◆ **AIM OF THE TASK**
Starting at the line that contains "What matplotlib code" and stopping after the line that contains "family=num_font)", copy the lines exactly. Pictures are left out.
[Start INFORMATION SUPPLIED]
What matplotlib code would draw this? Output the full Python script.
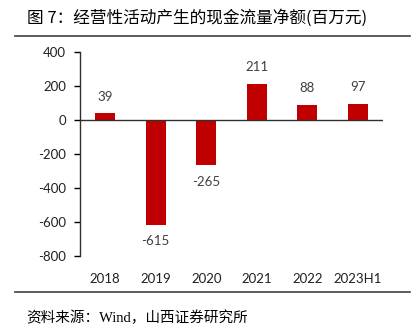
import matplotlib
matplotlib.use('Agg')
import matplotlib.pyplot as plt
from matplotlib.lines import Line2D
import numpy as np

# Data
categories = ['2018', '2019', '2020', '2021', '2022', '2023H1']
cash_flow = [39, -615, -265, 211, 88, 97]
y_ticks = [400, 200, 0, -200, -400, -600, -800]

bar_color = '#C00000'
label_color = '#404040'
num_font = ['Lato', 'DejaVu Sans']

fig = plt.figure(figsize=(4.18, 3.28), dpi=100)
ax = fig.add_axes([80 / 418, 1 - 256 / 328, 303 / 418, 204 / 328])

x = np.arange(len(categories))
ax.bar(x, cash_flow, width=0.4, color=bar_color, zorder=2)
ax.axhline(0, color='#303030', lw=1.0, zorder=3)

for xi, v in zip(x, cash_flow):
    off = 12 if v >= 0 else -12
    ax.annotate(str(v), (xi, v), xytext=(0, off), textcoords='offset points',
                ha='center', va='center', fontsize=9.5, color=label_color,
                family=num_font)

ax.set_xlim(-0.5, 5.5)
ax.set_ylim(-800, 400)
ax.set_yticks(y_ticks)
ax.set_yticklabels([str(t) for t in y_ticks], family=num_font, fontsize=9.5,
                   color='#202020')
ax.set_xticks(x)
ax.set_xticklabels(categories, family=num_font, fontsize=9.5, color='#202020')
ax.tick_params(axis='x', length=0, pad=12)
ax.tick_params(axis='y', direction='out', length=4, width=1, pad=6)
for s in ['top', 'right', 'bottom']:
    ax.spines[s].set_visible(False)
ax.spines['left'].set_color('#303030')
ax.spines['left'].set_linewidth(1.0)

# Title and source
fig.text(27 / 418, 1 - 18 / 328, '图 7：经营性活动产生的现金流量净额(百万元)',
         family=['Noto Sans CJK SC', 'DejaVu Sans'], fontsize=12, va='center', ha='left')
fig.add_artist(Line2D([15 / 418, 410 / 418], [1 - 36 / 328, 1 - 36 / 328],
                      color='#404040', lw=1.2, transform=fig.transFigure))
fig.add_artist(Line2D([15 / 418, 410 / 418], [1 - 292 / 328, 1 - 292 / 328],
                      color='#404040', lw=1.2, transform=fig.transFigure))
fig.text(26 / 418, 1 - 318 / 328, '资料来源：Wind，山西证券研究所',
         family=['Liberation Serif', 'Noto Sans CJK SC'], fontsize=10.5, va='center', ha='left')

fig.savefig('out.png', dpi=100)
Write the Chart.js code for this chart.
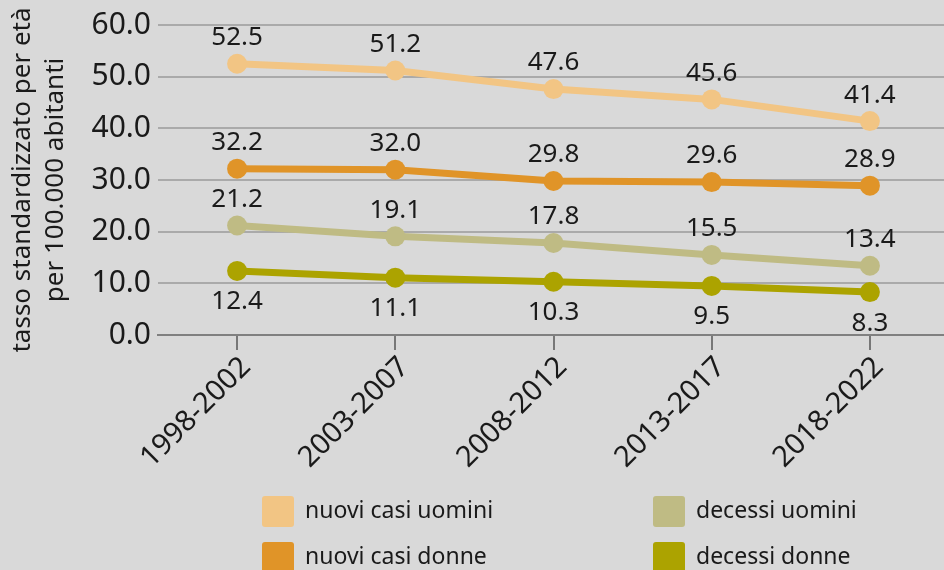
[End INFORMATION SUPPLIED]
[Start INFORMATION SUPPLIED]
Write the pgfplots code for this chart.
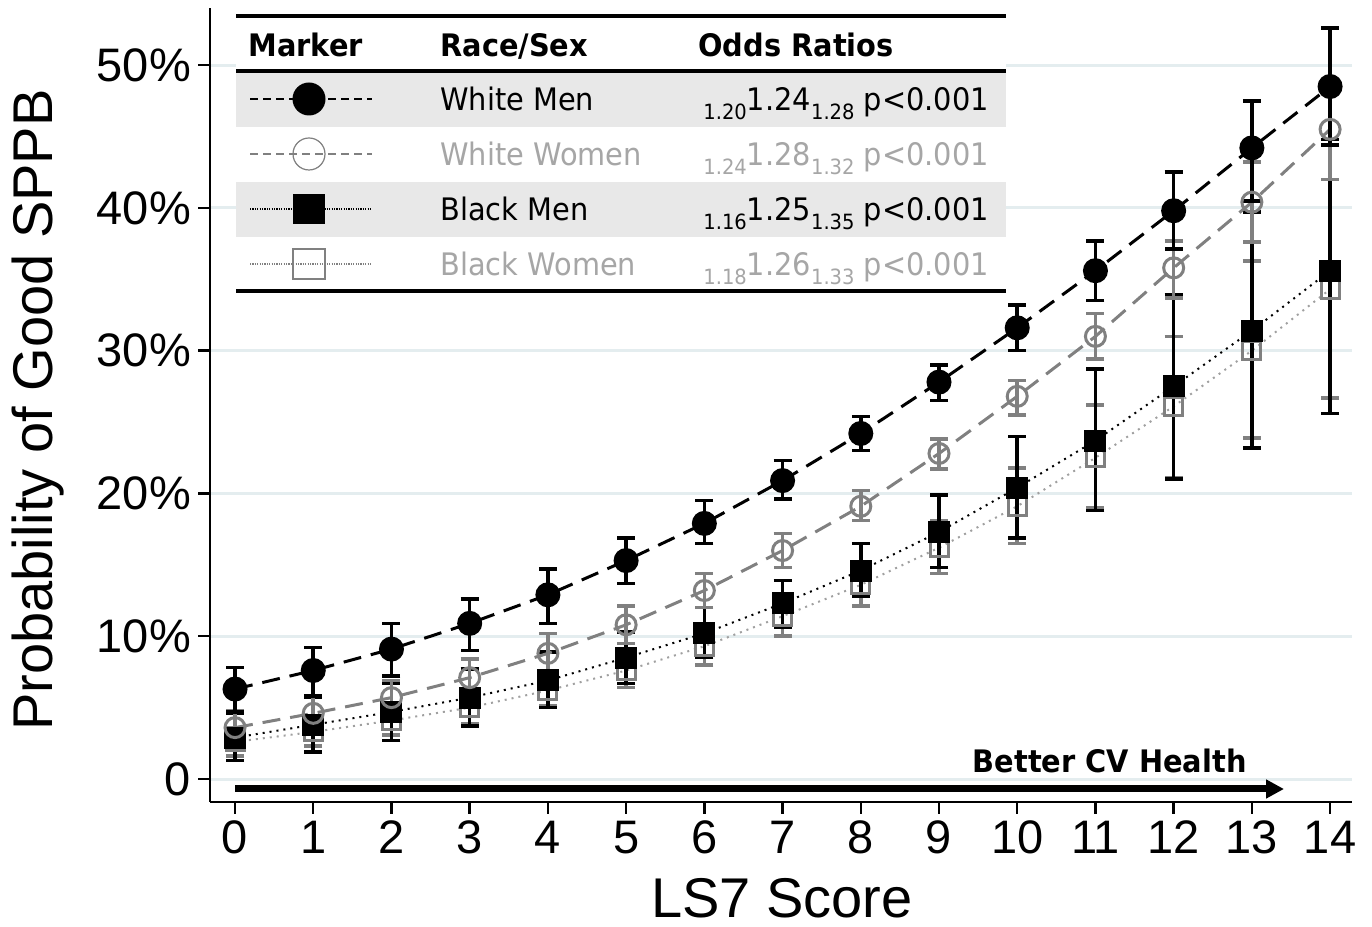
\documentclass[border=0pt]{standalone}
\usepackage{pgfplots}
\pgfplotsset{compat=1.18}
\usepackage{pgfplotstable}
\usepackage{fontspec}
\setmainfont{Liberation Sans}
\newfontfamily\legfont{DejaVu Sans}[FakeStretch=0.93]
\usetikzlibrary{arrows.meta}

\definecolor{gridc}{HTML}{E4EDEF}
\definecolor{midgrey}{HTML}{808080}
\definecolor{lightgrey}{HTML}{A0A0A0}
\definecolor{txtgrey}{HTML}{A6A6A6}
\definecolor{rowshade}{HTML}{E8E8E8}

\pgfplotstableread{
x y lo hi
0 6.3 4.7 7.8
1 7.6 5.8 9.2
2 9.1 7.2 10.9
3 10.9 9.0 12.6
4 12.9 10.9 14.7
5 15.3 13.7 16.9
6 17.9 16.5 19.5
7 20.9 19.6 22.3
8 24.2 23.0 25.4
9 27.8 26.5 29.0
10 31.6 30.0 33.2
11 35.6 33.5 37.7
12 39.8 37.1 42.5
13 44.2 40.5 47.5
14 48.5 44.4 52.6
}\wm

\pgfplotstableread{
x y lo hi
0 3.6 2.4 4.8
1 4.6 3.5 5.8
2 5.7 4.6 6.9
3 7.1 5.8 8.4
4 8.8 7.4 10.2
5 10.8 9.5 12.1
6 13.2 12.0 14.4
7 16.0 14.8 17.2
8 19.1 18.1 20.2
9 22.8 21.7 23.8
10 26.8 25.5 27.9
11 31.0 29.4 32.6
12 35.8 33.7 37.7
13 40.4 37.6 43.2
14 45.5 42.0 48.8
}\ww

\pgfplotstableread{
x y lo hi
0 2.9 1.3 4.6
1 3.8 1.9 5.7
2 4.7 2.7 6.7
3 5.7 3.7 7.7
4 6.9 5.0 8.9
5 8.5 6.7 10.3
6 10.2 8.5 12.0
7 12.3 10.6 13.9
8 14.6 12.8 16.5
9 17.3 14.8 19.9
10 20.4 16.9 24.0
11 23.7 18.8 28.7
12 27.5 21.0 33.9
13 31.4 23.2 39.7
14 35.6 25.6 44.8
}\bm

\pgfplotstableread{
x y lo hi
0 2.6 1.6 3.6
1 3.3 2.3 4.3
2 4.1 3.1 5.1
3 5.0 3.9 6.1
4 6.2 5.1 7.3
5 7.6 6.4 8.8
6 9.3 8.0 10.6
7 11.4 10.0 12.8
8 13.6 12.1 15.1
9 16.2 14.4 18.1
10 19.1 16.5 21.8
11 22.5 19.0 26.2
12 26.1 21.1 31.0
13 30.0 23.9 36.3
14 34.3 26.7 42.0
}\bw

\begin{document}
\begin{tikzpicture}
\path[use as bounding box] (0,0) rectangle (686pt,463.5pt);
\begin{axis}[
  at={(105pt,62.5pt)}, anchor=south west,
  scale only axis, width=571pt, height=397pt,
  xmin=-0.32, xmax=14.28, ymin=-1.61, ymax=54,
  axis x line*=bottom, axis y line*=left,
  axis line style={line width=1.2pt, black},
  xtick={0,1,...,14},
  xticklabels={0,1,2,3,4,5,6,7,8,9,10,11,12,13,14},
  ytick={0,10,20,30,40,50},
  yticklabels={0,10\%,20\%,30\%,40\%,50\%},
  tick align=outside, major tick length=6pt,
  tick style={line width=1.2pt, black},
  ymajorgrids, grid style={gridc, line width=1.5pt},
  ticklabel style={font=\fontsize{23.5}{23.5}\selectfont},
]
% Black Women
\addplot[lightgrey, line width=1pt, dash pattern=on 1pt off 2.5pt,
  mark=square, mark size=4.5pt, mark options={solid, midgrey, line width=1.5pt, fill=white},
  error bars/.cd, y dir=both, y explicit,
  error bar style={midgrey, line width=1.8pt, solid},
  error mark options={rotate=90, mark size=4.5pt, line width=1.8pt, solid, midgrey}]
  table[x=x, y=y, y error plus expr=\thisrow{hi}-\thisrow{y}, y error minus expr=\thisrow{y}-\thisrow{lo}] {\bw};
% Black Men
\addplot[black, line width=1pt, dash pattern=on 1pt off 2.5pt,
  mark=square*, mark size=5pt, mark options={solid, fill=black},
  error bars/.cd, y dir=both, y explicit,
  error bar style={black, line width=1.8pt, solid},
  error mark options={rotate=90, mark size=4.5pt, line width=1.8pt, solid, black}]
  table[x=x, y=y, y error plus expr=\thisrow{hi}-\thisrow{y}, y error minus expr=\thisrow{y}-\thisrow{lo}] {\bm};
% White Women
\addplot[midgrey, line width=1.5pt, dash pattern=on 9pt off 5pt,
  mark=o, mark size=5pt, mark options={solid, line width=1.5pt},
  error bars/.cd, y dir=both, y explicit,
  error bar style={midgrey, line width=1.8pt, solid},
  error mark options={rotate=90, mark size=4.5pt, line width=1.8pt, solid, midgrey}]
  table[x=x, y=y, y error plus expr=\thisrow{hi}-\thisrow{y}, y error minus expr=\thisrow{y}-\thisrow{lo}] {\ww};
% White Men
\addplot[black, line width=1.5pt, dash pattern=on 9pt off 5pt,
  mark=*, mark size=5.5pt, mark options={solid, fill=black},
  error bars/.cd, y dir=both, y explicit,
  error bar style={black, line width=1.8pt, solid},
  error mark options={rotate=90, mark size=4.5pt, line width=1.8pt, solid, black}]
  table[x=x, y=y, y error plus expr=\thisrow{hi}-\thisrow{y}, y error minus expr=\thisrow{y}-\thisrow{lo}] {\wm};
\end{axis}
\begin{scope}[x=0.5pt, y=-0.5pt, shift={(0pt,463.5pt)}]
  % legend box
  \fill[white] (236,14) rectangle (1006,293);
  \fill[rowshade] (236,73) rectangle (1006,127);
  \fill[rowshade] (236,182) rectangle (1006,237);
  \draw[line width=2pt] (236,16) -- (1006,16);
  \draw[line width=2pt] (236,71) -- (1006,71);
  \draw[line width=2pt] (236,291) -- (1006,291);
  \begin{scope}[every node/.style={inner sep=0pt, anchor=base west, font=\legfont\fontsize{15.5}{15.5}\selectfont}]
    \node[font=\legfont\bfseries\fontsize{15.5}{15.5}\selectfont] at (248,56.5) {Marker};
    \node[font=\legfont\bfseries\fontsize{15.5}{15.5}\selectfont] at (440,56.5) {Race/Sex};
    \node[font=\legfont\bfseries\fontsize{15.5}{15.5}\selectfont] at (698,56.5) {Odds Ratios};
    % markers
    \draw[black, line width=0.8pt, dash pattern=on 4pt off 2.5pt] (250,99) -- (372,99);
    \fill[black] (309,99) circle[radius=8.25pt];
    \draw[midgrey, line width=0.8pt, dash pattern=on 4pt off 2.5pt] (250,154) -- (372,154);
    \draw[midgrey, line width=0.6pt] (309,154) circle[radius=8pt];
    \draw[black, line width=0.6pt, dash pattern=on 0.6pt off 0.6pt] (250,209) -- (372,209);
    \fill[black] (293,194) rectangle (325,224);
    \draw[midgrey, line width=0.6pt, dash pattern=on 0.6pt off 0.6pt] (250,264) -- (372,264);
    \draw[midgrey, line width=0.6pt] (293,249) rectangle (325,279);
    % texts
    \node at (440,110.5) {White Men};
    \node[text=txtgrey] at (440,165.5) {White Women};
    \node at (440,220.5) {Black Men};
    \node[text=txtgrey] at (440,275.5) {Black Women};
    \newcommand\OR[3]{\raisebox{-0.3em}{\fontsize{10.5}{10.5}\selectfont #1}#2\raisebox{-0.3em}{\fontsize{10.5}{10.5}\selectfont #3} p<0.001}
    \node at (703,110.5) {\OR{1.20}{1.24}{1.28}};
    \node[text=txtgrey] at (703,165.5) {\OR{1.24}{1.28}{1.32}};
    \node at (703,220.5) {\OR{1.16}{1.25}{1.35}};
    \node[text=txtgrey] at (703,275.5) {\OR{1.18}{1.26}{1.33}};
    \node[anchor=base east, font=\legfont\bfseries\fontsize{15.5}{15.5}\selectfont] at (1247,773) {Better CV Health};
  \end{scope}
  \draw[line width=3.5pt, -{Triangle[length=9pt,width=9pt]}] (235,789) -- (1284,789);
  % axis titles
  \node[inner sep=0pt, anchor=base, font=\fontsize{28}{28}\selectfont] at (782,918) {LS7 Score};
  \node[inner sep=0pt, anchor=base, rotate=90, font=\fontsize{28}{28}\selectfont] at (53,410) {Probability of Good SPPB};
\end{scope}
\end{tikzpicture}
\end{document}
[End INFORMATION SUPPLIED]
◆ **ANSWER FOR THE TASK**
What matplotlib code would draw this? Output the full Python script.
import matplotlib
matplotlib.use('Agg')
import matplotlib.pyplot as plt
from matplotlib.lines import Line2D
import numpy as np

# Data
categories = ['2018', '2019', '2020', '2021', '2022', '2023H1']
cash_flow = [39, -615, -265, 211, 88, 97]
y_ticks = [400, 200, 0, -200, -400, -600, -800]

bar_color = '#C00000'
label_color = '#404040'
num_font = ['Lato', 'DejaVu Sans']

fig = plt.figure(figsize=(4.18, 3.28), dpi=100)
ax = fig.add_axes([80 / 418, 1 - 256 / 328, 303 / 418, 204 / 328])

x = np.arange(len(categories))
ax.bar(x, cash_flow, width=0.4, color=bar_color, zorder=2)
ax.axhline(0, color='#303030', lw=1.0, zorder=3)

for xi, v in zip(x, cash_flow):
    off = 12 if v >= 0 else -12
    ax.annotate(str(v), (xi, v), xytext=(0, off), textcoords='offset points',
                ha='center', va='center', fontsize=9.5, color=label_color,
                family=num_font)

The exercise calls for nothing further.